Still, one ecclesial backwater has never had one of its own named to the College of Cardinals. That would be Western Canada. Cardinal George Flahiff was archbishop of Winnipeg when he became a cardinal in 1969. But even Cardinal Flahiff was born and raised in Ontario.

A couple of others were bishops in the west before they were moved to Toronto — James McGuigan, archbishop of Regina from 1930 to 1934, and Cardinal Thomas Collins, bishop of St. Paul, Alta., and archbishop of Edmonton in more recent times. Cardinal Marc Ouellet also spent a couple of years as rector of Edmonton’s St. Joseph Seminary.

Apart from that, no one. Not one single born and bred westerner has ever become a cardinal.

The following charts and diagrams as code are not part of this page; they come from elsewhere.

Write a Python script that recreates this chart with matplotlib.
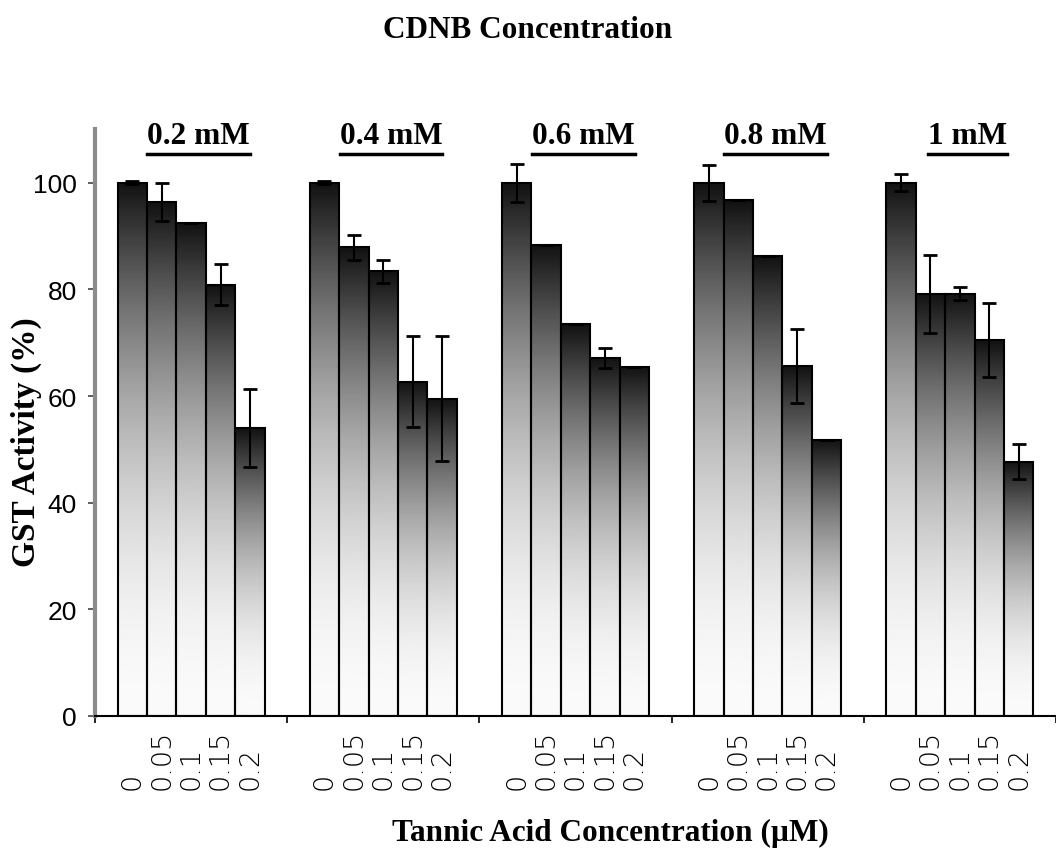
import numpy as np
import matplotlib
matplotlib.use("Agg")
import matplotlib.pyplot as plt
from matplotlib.lines import Line2D

# GST activity (%) for each CDNB concentration, bars = tannic acid doses
cdnb_labels = ["0.2 mM", "0.4 mM", "0.6 mM", "0.8 mM", "1 mM"]
tannic_labels = ["0", "0.05", "0.1", "0.15", "0.2"]

activity = [
    [100.0, 96.4, 92.5, 80.9, 54.0],
    [100.0, 87.9, 83.4, 62.7, 59.5],
    [100.0, 88.4, 73.5, 67.2, 65.5],
    [100.0, 96.7, 86.2, 65.6, 51.8],
    [100.0, 79.2, 79.2, 70.5, 47.7],
]
errors = [
    [0.3, 3.6, 0.0, 3.8, 7.3],
    [0.3, 2.3, 2.2, 8.5, 11.7],
    [3.6, 0.0, 0.0, 1.9, 0.0],
    [3.4, 0.0, 0.0, 6.9, 0.0],
    [1.6, 7.3, 1.2, 7.0, 3.3],
]

serif = ["Liberation Serif", "DejaVu Serif"]

fig = plt.figure(figsize=(10.56, 8.54), dpi=100)
ax = fig.add_axes([95 / 1056, 1 - 717 / 854, 1 - 95 / 1056, (717 - 130) / 854])

bar_w = 0.153
n = len(tannic_labels)

# vertical gradient: dark at the top of each bar, fading to white at the base
t = np.linspace(0, 1, 256)
shade = 0.07 + 0.91 * (1 - (1 - t) ** 2)   # t=0 top, t=1 bottom
grad = shade[:, None]

for g, (vals, errs) in enumerate(zip(activity, errors)):
    xs = g + (np.arange(n) - (n - 1) / 2) * bar_w
    for x, v in zip(xs, vals):
        ax.imshow(grad, cmap="gray", vmin=0, vmax=1, aspect="auto",
                  extent=[x - bar_w / 2, x + bar_w / 2, 0, v], zorder=1,
                  interpolation="bilinear")
    ax.bar(xs, vals, width=bar_w, facecolor="none", edgecolor="black",
           linewidth=1.5, zorder=2)
    ax.errorbar(xs, vals, yerr=errs, fmt="none", ecolor="black",
                elinewidth=1.5, capsize=5, capthick=2, zorder=3)
    for x, lab in zip(xs, tannic_labels):
        ax.text(x, -73 / 587, lab, transform=ax.get_xaxis_transform(),
                rotation=90, ha="center", va="bottom", fontsize=19.5,
                family="DejaVu Sans", fontweight="light")

ax.set_xlim(-0.5, -0.5 + 961 / 194)
ax.set_ylim(0, 110.1)

ax.set_xticks(np.arange(-0.5, 5, 1.0))
ax.set_xticklabels([])
ax.tick_params(axis="x", length=5, width=1.2, direction="out")
ax.set_yticks([0, 20, 40, 60, 80, 100])
ax.set_yticklabels(["0", "20", "40", "60", "80", "100"],
                   family="Liberation Sans", fontsize=19)
ax.tick_params(axis="y", length=5, width=1.2, pad=8, color="#444444")

for side in ["top", "right"]:
    ax.spines[side].set_visible(False)
ax.spines["left"].set_color("#8c8c8c")
ax.spines["left"].set_linewidth(3)
ax.spines["bottom"].set_linewidth(1.5)

# group headings with underline
heads = []
for g, lab in enumerate(cdnb_labels):
    heads.append(ax.text(g + 0.04, 107.5, lab, ha="center", va="baseline",
                         family=serif, fontweight="bold", fontsize=22.5))

fig.text(528 / 1056, 1 - 30 / 854, "CDNB Concentration", ha="center",
         va="center", family=serif, fontweight="bold", fontsize=22.5)
fig.text(26 / 1056, 1 - 442 / 854, "GST Activity (%)", ha="center",
         va="center", rotation=90, family=serif, fontweight="bold", fontsize=24)
fig.text(610 / 1056, 1 - 833 / 854, "Tannic Acid Concentration (µM)",
         ha="center", va="center", family=serif, fontweight="bold", fontsize=22.5)

fig.canvas.draw()
r = fig.canvas.get_renderer()
for h in heads:
    bb = h.get_window_extent(r)
    y = 1 - 155 / 854
    fig.add_artist(Line2D([bb.x0 / 1056, bb.x1 / 1056], [y, y],
                          color="black", linewidth=2.5))

fig.savefig("out.png", dpi=100)
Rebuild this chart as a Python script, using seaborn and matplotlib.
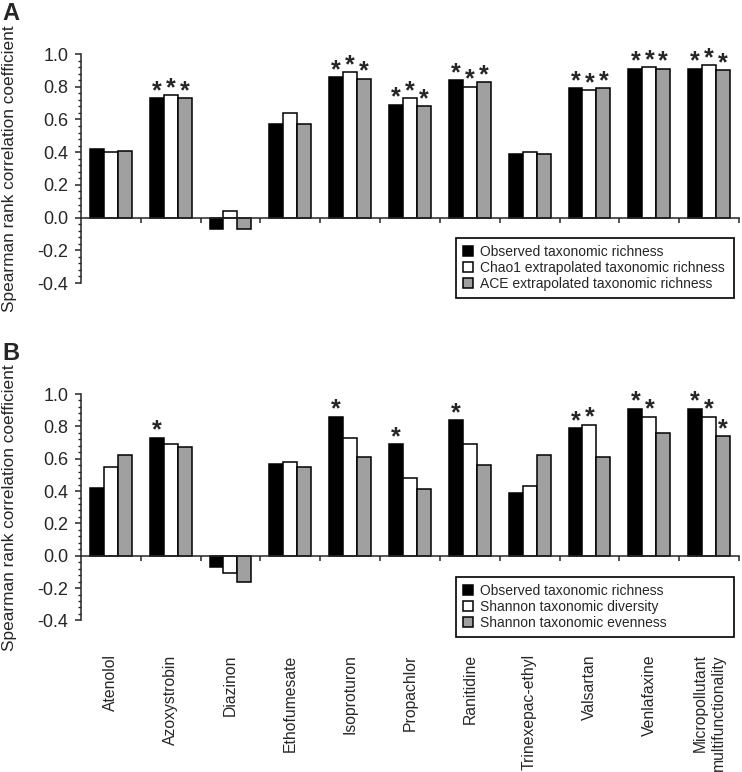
import pandas as pd
import matplotlib
matplotlib.use('Agg')
import matplotlib.pyplot as plt
import seaborn as sns
from matplotlib.patches import Patch
from matplotlib.ticker import MultipleLocator, FixedLocator

compounds = ['Atenolol', 'Azoxystrobin', 'Diazinon', 'Ethofumesate', 'Isoproturon',
             'Propachlor', 'Ranitidine', 'Trinexepac-ethyl', 'Valsartan', 'Venlafaxine',
             'Micropollutant\nmultifunctionality']

# panel A
observed = [0.42, 0.73, -0.07, 0.57, 0.86, 0.69, 0.84, 0.39, 0.79, 0.91, 0.91]
chao1 = [0.40, 0.75, 0.04, 0.64, 0.89, 0.73, 0.80, 0.40, 0.78, 0.92, 0.93]
ace = [0.41, 0.73, -0.07, 0.57, 0.85, 0.68, 0.83, 0.39, 0.79, 0.91, 0.90]
# panel B
shannon_div = [0.55, 0.69, -0.11, 0.58, 0.73, 0.48, 0.69, 0.43, 0.81, 0.86, 0.86]
shannon_even = [0.62, 0.67, -0.165, 0.55, 0.61, 0.41, 0.56, 0.62, 0.61, 0.76, 0.74]

# significance (asterisks)
sig_observed = [0, 1, 0, 0, 1, 1, 1, 0, 1, 1, 1]
sig_chao1 = [0, 1, 0, 0, 1, 1, 1, 0, 1, 1, 1]
sig_ace = [0, 1, 0, 0, 1, 1, 1, 0, 1, 1, 1]
sig_div = [0, 0, 0, 0, 0, 0, 0, 0, 1, 1, 1]
sig_even = [0, 0, 0, 0, 0, 0, 0, 0, 0, 0, 1]

labels_a = ['Observed taxonomic richness', 'Chao1 extrapolated taxonomic richness',
            'ACE extrapolated taxonomic richness']
labels_b = ['Observed taxonomic richness', 'Shannon taxonomic diversity',
            'Shannon taxonomic evenness']
colors = ['black', 'white', '#a0a0a0']

sns.set_style('ticks')
plt.rcParams['font.family'] = ['Liberation Sans', 'DejaVu Sans']


def draw_panel(ax, series, labels, sigs, show_names):
    rows = []
    for lab, vals in zip(labels, series):
        for c, v in zip(compounds, vals):
            rows.append({'compound': c, 'rho': v, 'metric': lab})
    df = pd.DataFrame(rows)
    sns.barplot(data=df, x='compound', y='rho', hue='metric', hue_order=labels,
                order=compounds, palette=colors, saturation=1, width=0.7,
                edgecolor='black', linewidth=1.1, legend=False, ax=ax)

    # asterisks
    for cont, sig, vals in zip(ax.containers, sigs, series):
        for bar, s, v in zip(cont, sig, vals):
            if s:
                ax.text(bar.get_x() + bar.get_width() / 2, v, '*',
                        ha='center', va='baseline', fontsize=18, fontweight='bold')

    ax.set_xlim(-0.5, 10.5)
    ax.set_ylim(-0.4, 1.0)
    ax.yaxis.set_minor_locator(MultipleLocator(0.04))
    ax.set_yticks([-0.4, -0.2, 0.0, 0.2, 0.4, 0.6, 0.8, 1.0])
    ax.set_yticklabels(['-0.4', '-0.2', '0.0', '0.2', '0.4', '0.6', '0.8', '1.0'])
    ax.tick_params(axis='y', which='major', length=4, width=1.1, labelsize=13, pad=5)
    ax.tick_params(axis='y', which='minor', length=2.2, width=1)

    ax.spines['top'].set_visible(False)
    ax.spines['right'].set_visible(False)
    ax.spines['left'].set_linewidth(1.1)
    ax.spines['bottom'].set_linewidth(1.1)
    ax.spines['bottom'].set_position(('data', 0))
    ax.xaxis.set_minor_locator(FixedLocator([i + 0.5 for i in range(len(compounds))]))
    ax.tick_params(axis='x', which='minor', length=3.6, width=1.1, direction='out')
    ax.tick_params(axis='x', which='major', length=0, pad=71, labelsize=11.3)
    if show_names:
        for t in ax.get_xticklabels():
            t.set_rotation(90)
            t.set_va('top')
            t.set_ha('center')
            t.set_multialignment('right')
            t.set_linespacing(1.3)
    else:
        ax.set_xticklabels([])
    ax.set_xlabel('')
    ax.set_ylabel('Spearman rank correlation coefficient', fontsize=12.4)
    ax.yaxis.set_label_coords(-0.097, 0.5)

    handles = [Patch(facecolor=c, edgecolor='black', linewidth=1.1) for c in colors]
    return handles


def add_legend(ax, handles, labels, top):
    leg = ax.legend(handles, labels, loc='upper left', mode='expand',
                    bbox_to_anchor=(0.570, top - 0.26, 0.422, 0.26),
                    fontsize=10, frameon=True, fancybox=False, framealpha=1,
                    edgecolor='black', handlelength=0.75, handleheight=0.75,
                    handletextpad=0.45, labelspacing=0.14, borderpad=0.5,
                    borderaxespad=0)
    leg.get_frame().set_linewidth(1.2)


fig = plt.figure(figsize=(7.42, 7.72), dpi=100)
ax_a = fig.add_axes([0.109, 0.6334, 0.887, 0.2966])
ax_b = fig.add_axes([0.109, 0.1964, 0.887, 0.2932])

h = draw_panel(ax_a, [observed, chao1, ace], labels_a,
               [sig_observed, sig_chao1, sig_ace], False)
add_legend(ax_a, h, labels_a, 0.1965)

h = draw_panel(ax_b, [observed, shannon_div, shannon_even], labels_b,
               [sig_observed, sig_div, sig_even], True)
add_legend(ax_b, h, labels_b, 0.1917)

fig.text(0.003, 0.997, 'A', fontsize=17, fontweight='bold', va='top', ha='left')
fig.text(0.003, 0.557, 'B', fontsize=17, fontweight='bold', va='top', ha='left')

fig.savefig('out.png', dpi=100)
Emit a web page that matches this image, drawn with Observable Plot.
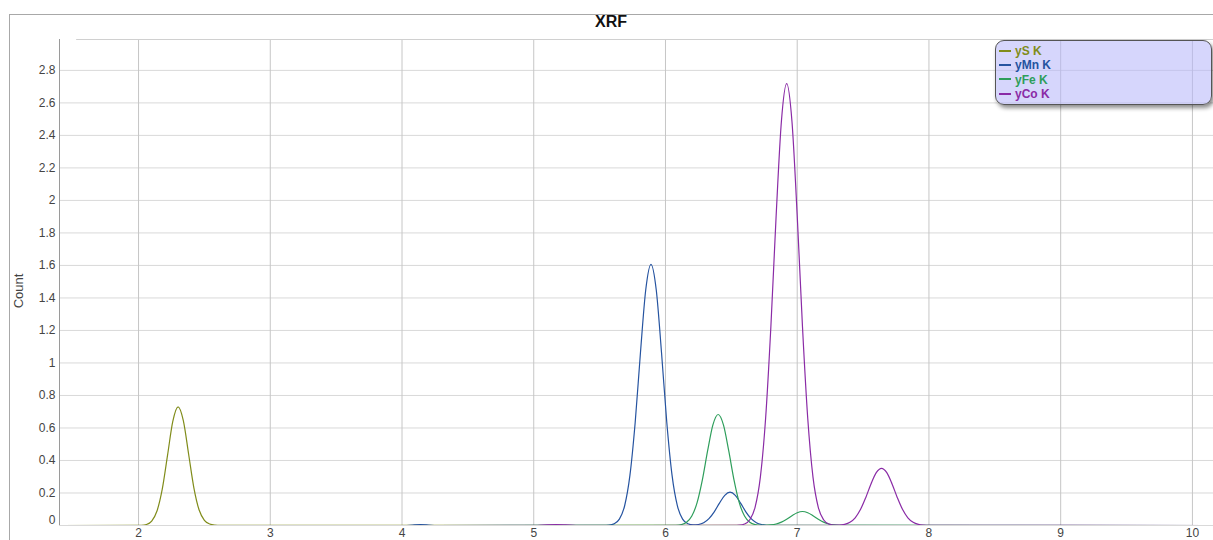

Much the same could be said for the Atlantic provinces. Only one Maritimer, Cardinal McGuigan from Prince Edward Island, received the red hat, and no head of a diocese in Atlantic Canada received that honour. In fact, 13 of the 18 Canadian cardinals in history were born in Quebec, two in Ontario and two outside the country. (Four archbishops of Toronto have become cardinals, but Cardinal Collins was the only one born in Ontario.)

Indeed, no cardinals have had any connection with the north, a region served by some of our most heroic bishops.

The Church of the west is still a young Church, founded barely 200 years ago when missionaries came to bring the faith to Indigenous people and later served the settlers. Today, people have come from all over the world to make their homes in the Canadian west and north. Ours is a racially mixed and diverse Church in which historically the laity have played a significant role.

The Church in Alberta is receiving media attention this week with Pope Francis visiting Edmonton and nearby locations to apologize for the Church’s role and the behaviour of some of its members in the Indian residential schools. The Church came to this region with the attitude of a colonizer, disrespecting the original inhabitants of the land and righteously trying to destroy their culture.

Yet the regional Church itself remains something of a colony. Many of our bishops are transplants from the east just as Canada’s governors-general were emissaries from the United Kingdom until the 1950s. My diocese, the Archdiocese of Edmonton, traces its history to 1871 when it was established as the Diocese of St. Albert. In those 151 years, we have had eight ordinaries, not one of whom was born in Western Canada.

In the Diocese of Calgary’s 110 years, only two of the eight ordinaries have been Prairie boys, including the homegrown Bishop Paul O’Byrne who served for 30 years following the Second Vatican Council.

A bishop with local roots is apt to feel more comfortable with the local Catholic culture and the people of the region. Many of the outsider bishops have done well in adapting — the bishop is reputedly to be married to his people. But just as marriages of couples from different cultures face unique challenges, so too can the marriage of hierarchically-oriented clerics and a faithful with more democratic inclinations.

I did not expect to see a Western Canadian appointed a cardinal this year. Canada currently has four cardinal electors, more than its Catholic population warrants by its share of the number of Catholics around the globe.

But the day will come when Canada’s turn arrives again. When that day comes, the Pope and his advisors could do worse than look to the hinterlands of our great dominion to find someone burnished by the summer Prairie sun and the chilling winter winds to speak for the Church of this region.